“He understood that in walking to atone for the mistakes he had made, it was his journey to accept the strangeness of others. As a passerby, he was in a place where everything, not only the land, was open. People would feel free to talk, and he was free to listen. To carry a little of them as he went.”
“He made the boxes because he was lonely. He didn't have anyone to love, and he made the boxes so he could love them, and so people would know that he existed, and because birds are free and the boxes are hiding places for the birds so they will feel safe, and he wanted to be free and be safe. The boxes are for him so he can be a bird.”
“Freedom lurked around us and I understood, at last, that he could help us be free if we would listen, that he would never be free until we did.”

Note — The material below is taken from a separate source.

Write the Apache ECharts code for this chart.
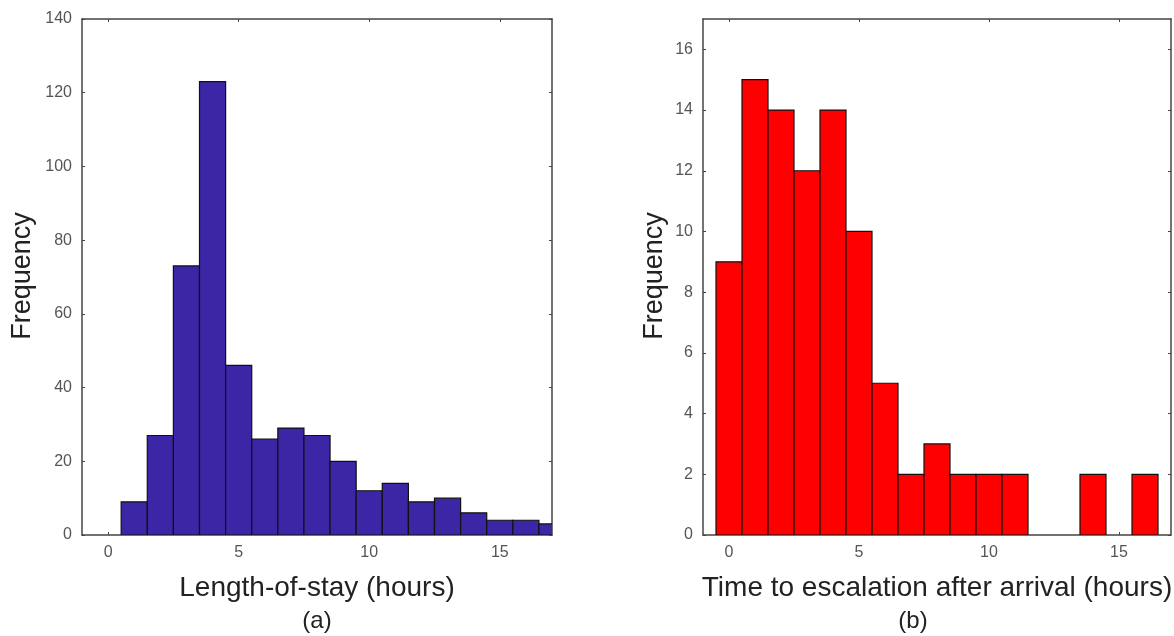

“The door through which he had glimpsed such wondrous light, he had walked through. He had encountered both beauty and pain. Now he understood that was how it would always be—no matter where he went in the world.”
“He understood everything: He could keep his eyes open and the buffalo wouldn't appear, or close them and it would.”
“He thirsted for this resurrection and renewal. The vile bog he had gotten stuck in of his own free will burdened him too much, and, like a great many men in such cases, he believed most of all in a change of place: if only it weren't for these people, if only it weren't for these circumstances, if only one could fly away from the curses place--then everything would be reborn! That was what he believed in and what he longed for.”